Небо не имеет смысла.
Вот что я думаю. Голубое небо не имеет смысла. Сегодня неправильно небо.
Папа ждет на верху лестницы. Я не знаю, позвонила ли ему мама от врача, или он просто знал, но его лицо тоже серое. Он выглядит так, будто что-то тяжелое вот-вот упадет на него, и он волнуется, что будет сбит с ног.
Мы каким-то образом оказываемся в гостиной и, не задумываясь, садимся за стол на наши обычные места. Четыре серых лицах, в обрамлении голубого неба и ясеня, который радостно качается в открытом окне, поймав летний ветерок.

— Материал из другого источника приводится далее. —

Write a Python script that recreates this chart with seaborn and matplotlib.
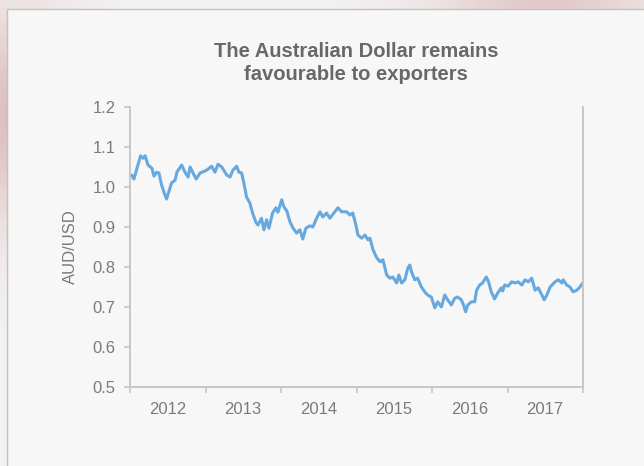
import numpy as np
import pandas as pd
import matplotlib
matplotlib.use("Agg")
import matplotlib.pyplot as plt
import matplotlib.dates as mdates
from matplotlib.patches import Rectangle
import seaborn as sns

# AUD/USD exchange rate, 2012-2017
dates = [
    "2012-01-09", "2012-01-20", "2012-02-08", "2012-02-21", "2012-03-04", "2012-03-14",
    "2012-03-28", "2012-04-16", "2012-04-26", "2012-05-09", "2012-05-20", "2012-06-02",
    "2012-06-18", "2012-06-26", "2012-07-07", "2012-07-20", "2012-08-06", "2012-08-15",
    "2012-09-07", "2012-09-23", "2012-10-08", "2012-10-18", "2012-11-01", "2012-11-16",
    "2012-12-05", "2013-01-06", "2013-01-30", "2013-02-15", "2013-03-02", "2013-03-20",
    "2013-04-13", "2013-04-29", "2013-05-13", "2013-05-31", "2013-06-11", "2013-06-24",
    "2013-07-05", "2013-07-18", "2013-08-03", "2013-08-16", "2013-09-01", "2013-09-11",
    "2013-09-28", "2013-10-10", "2013-10-23", "2013-11-03", "2013-11-21", "2013-12-07",
    "2013-12-17", "2014-01-04", "2014-01-15", "2014-01-29", "2014-02-13", "2014-02-27",
    "2014-03-17", "2014-04-02", "2014-04-16", "2014-05-01", "2014-05-20", "2014-06-04",
    "2014-06-22", "2014-07-08", "2014-07-22", "2014-08-09", "2014-08-25", "2014-09-18",
    "2014-10-03", "2014-10-21", "2014-11-14", "2014-11-30", "2014-12-14", "2014-12-29",
    "2015-01-08", "2015-01-26", "2015-02-11", "2015-02-25", "2015-03-07", "2015-03-22",
    "2015-04-09", "2015-04-25", "2015-05-09", "2015-05-27", "2015-06-12", "2015-06-26",
    "2015-07-14", "2015-07-25", "2015-08-07", "2015-08-23", "2015-09-06", "2015-09-16",
    "2015-09-24", "2015-10-10", "2015-10-24", "2015-11-11", "2015-11-27", "2015-12-11",
    "2015-12-29", "2016-01-15", "2016-01-29", "2016-02-16", "2016-03-03", "2016-03-17",
    "2016-04-04", "2016-04-20", "2016-05-04", "2016-05-22", "2016-06-02", "2016-06-12",
    "2016-06-22", "2016-07-10", "2016-07-26", "2016-08-04", "2016-08-19", "2016-09-02",
    "2016-09-20", "2016-10-01", "2016-10-14", "2016-10-30", "2016-11-14", "2016-12-02",
    "2016-12-08", "2016-12-18", "2017-01-03", "2017-01-21", "2017-02-06", "2017-02-21",
    "2017-03-11", "2017-03-27", "2017-04-11", "2017-04-28", "2017-05-14", "2017-05-29",
    "2017-06-16", "2017-06-27", "2017-07-10", "2017-07-26", "2017-08-19", "2017-09-03",
    "2017-09-21", "2017-09-27", "2017-10-14", "2017-10-30", "2017-11-14", "2017-12-02",
    "2017-12-17", "2017-12-31",
]
aud_usd = [
    1.030, 1.020, 1.055, 1.078, 1.072, 1.078,
    1.055, 1.047, 1.027, 1.037, 1.035, 1.005,
    0.980, 0.970, 0.988, 1.010, 1.017, 1.037,
    1.055, 1.037, 1.025, 1.050, 1.035, 1.020,
    1.035, 1.042, 1.052, 1.037, 1.057, 1.050,
    1.030, 1.025, 1.042, 1.052, 1.037, 1.035,
    1.010, 0.975, 0.960, 0.935, 0.912, 0.905,
    0.922, 0.893, 0.918, 0.897, 0.935, 0.948,
    0.937, 0.968, 0.950, 0.940, 0.913, 0.898,
    0.885, 0.893, 0.870, 0.897, 0.903, 0.900,
    0.922, 0.938, 0.925, 0.935, 0.922, 0.938,
    0.948, 0.938, 0.938, 0.930, 0.935, 0.905,
    0.880, 0.872, 0.880, 0.868, 0.872, 0.843,
    0.823, 0.813, 0.818, 0.780, 0.772, 0.775,
    0.760, 0.780, 0.760, 0.768, 0.797, 0.805,
    0.788, 0.768, 0.772, 0.750, 0.738, 0.730,
    0.725, 0.698, 0.713, 0.700, 0.730, 0.718,
    0.705, 0.722, 0.725, 0.718, 0.705, 0.688,
    0.705, 0.713, 0.713, 0.742, 0.755, 0.760,
    0.775, 0.763, 0.738, 0.720, 0.735, 0.748,
    0.740, 0.755, 0.752, 0.763, 0.760, 0.763,
    0.755, 0.768, 0.763, 0.772, 0.742, 0.748,
    0.730, 0.718, 0.730, 0.750, 0.763, 0.768,
    0.760, 0.768, 0.755, 0.750, 0.738, 0.742,
    0.750, 0.760,
]
y_ticks = [0.5, 0.6, 0.7, 0.8, 0.9, 1.0, 1.1, 1.2]
title = "The Australian Dollar remains\nfavourable to exporters"
y_label = "AUD/USD"

df = pd.DataFrame({"date": pd.to_datetime(dates), "rate": aud_usd})

sns.set_theme(style="white")
plt.rcParams["font.family"] = ["Liberation Sans", "DejaVu Sans"]

W, H = 644, 466
fig = plt.figure(figsize=(W / 100, H / 100), dpi=100)
fig.patch.set_facecolor("#eee6e6")

# soft backdrop behind the card
bg = fig.add_axes([0, 0, 1, 1], zorder=-10)
yy, xx = np.mgrid[0:1:120j, 0:1:160j]
glow = np.exp(-((xx - 0.02) ** 2 / 0.01 + (yy - 0.25) ** 2 / 0.05))
glow += 0.8 * np.exp(-((xx - 0.85) ** 2 / 0.03 + (yy - 0.0) ** 2 / 0.004))
glow = np.clip(glow, 0, 1)
base = np.array([0.955, 0.945, 0.945])
tint = np.array([0.87, 0.75, 0.75])
img = base[None, None, :] * (1 - glow[..., None]) + tint[None, None, :] * glow[..., None]
bg.imshow(img, extent=[0, 1, 0, 1], origin="upper", aspect="auto")
bg.set_axis_off()

# white card
card = Rectangle((7 / W, -0.01), 1.0, 1 - 9 / H + 0.01, transform=fig.transFigure,
                 facecolor="#f8f7f7", edgecolor="#c2c2c2", linewidth=1.0, zorder=-5)
fig.patches.append(card)

ax = fig.add_axes([130 / W, 1 - 387 / H, (583 - 130) / W, (387 - 107) / H])
ax.set_facecolor("none")

sns.lineplot(data=df, x="date", y="rate", ax=ax, color="#67a9df", linewidth=2.2)

ax.set_xlim(pd.Timestamp("2012-01-01"), pd.Timestamp("2018-01-01"))
ax.set_ylim(0.5, 1.2)
ax.set_yticks(y_ticks)
ax.yaxis.set_major_formatter(matplotlib.ticker.FormatStrFormatter("%.1f"))

ax.xaxis.set_major_locator(mdates.YearLocator())
ax.xaxis.set_major_formatter(matplotlib.ticker.NullFormatter())
ax.xaxis.set_minor_locator(mdates.MonthLocator(bymonth=7, bymonthday=1))
ax.xaxis.set_minor_formatter(mdates.DateFormatter("%Y"))

spine_col = "#c4c4c4"
for side in ["left", "bottom", "right"]:
    ax.spines[side].set_visible(True)
    ax.spines[side].set_color(spine_col)
    ax.spines[side].set_linewidth(1.3)
ax.spines["top"].set_visible(False)

label_col = "#7b7b7b"
ax.tick_params(axis="both", which="major", direction="out", length=4.5, width=1.1,
               color=spine_col, labelcolor=label_col, labelsize=12)
ax.tick_params(axis="y", which="major", left=True, pad=6)
ax.tick_params(axis="x", which="major", bottom=True)
ax.tick_params(axis="x", which="minor", bottom=True, length=0, pad=10.5,
               labelcolor=label_col, labelsize=12)

ax.set_xlabel("")
ax.set_ylabel(y_label, color=label_col, fontsize=12, labelpad=10)

fig.text(356 / W, 1 - 63 / H, title, ha="center", va="center", fontsize=14.5,
         fontweight="bold", color="#686868", linespacing=1.3)

fig.savefig("out.png", dpi=100, facecolor=fig.get_facecolor())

Папа смотрит на маму. Что-то в выражении его лица заставляет меня взять его за руку.
– Это лимфома,– говорит ему мама.– Биопсия довольно точна. Им нужно будет сделать больше тестов, но врачи думают, что Ава больна уже несколько месяцев. Месяцев, Стивен. А те, другие анализы крови, показывали, что она в порядке...
Она пристально смотрит в стол. Её руки до сих пор дрожат. Она говорит об Аве, как будто той здесь нет, и что-то в Аве говорит, что в данный момент её здесь нет. В её глазах далекий, отсутствующий взгляд.
– Что такое лимфома? – спрашиваю я.
Мама старается ответить, но не может.
– Это рак, милая, – говорит папа, удивляя самого себя звуком собственного голоса. – Я так думаю. Да?
Мама кивает едва заметно, практически незаметно.
Но рак для стариков. Мамин папа умер от него два года назад. Рак убивает вас. У Авы не может быть этого. Может быть, это просто очень сильный грипп. Или астма?
– Они посылают нас к детскому онкологу,– говорит мама, – У него есть окно в субботу утром. Очевидно, он принимает больных на выходных, что хорошо. Не всегда удаётся попасть так быстро, но кто-то отказался, и они не хотели терять время.
Она замолкает так же внезапно, как начала говорить, и смотрит из окна на дерево, как будто она только что заметила его. Я пристально смотрю на шею Авы, точно так же, как делал папа, когда впервые указал на опухоль. Когда ты смотришь, это очевидно. Быть может, это и есть настоящая опухоль, о которой говорят в «Анатомии страсти»? Я чувствую, как моё тело холодеет. Я не хочу никого беспокоить, но думаю, что собираюсь упасть в обморок.
Папа сжимает мою руку, чтобы поддержать меня.
– Не волнуйся, милая. Всё будет в порядке. Она будет в порядке. Не так ли, Ава, моя дорогая? Да, Мэнди, любимая? Что ещё сказал доктор?
В папином голосе есть скрытый сигнал, который ясно говорит маме, что нам нужны хорошие новости, и быстро.
Мама выходит из задумчивости и кивает.
– Он сказал, что это довольно распространено среди подростков, и они точно знают, что делать. Он сказал, что человек в больнице, доктор ... я забыла его имя. Чёрт. Доктор ... – Она проводит ладонью по лбу и сдается в попытке вспомнить. – Как-то там. Во всяком случае, его очень уважают, и он объяснит всё в субботу.
– Всё будет хорошо, верно? – уточняет папа.
Мама натянуто улыбается и ничего не говорит. Очевидно, врач не говорил, что всё будет в порядке.
– Я иду спать, – говорит Ава, вставая и не смотря ни на кого из нас. – Разбудите меня позже.
Три серых лица кивают. Когда она уходит, все молчат. Ветер продолжает дуть. Это единственный звук в комнате.
Любимые фотографии Авы приклеены внутри к двери шкафа.
Она стоит на пляже в Корнуолле в гидрокостюме, сжимая в руках доску для сёрфинга. Рядом с ней мальчик с белоснежными волосами, мускулистым торсом и насыщенным золотым загаром. Это Джесси, прошлым летом учивший Аву сёрфингу, когда мы отправились отдыхать неподалёку от Ползиса. И влюбившийся в неё, но это вполне нормально. Ава все время имеет дело с мальчиками, которые влюбляются в неё. Разница в том, что на этот раз это оказалось взаимно. Джесси удивительно милый для того, кто настолько великолепен. Мама и папа были убеждены, что их роман не продлится и несколько месяцев, ведь они не видели друг друга, не считая одного выходного на Рождество, когда он приезжал в гости – но он до сих пор длится. Сейчас фото слегка изорвано, потому что она регулярно принимается его целовать и гладить, несмотря на то, что у неё есть такое же в телефоне, его она тоже гладит и целует. Я знаю.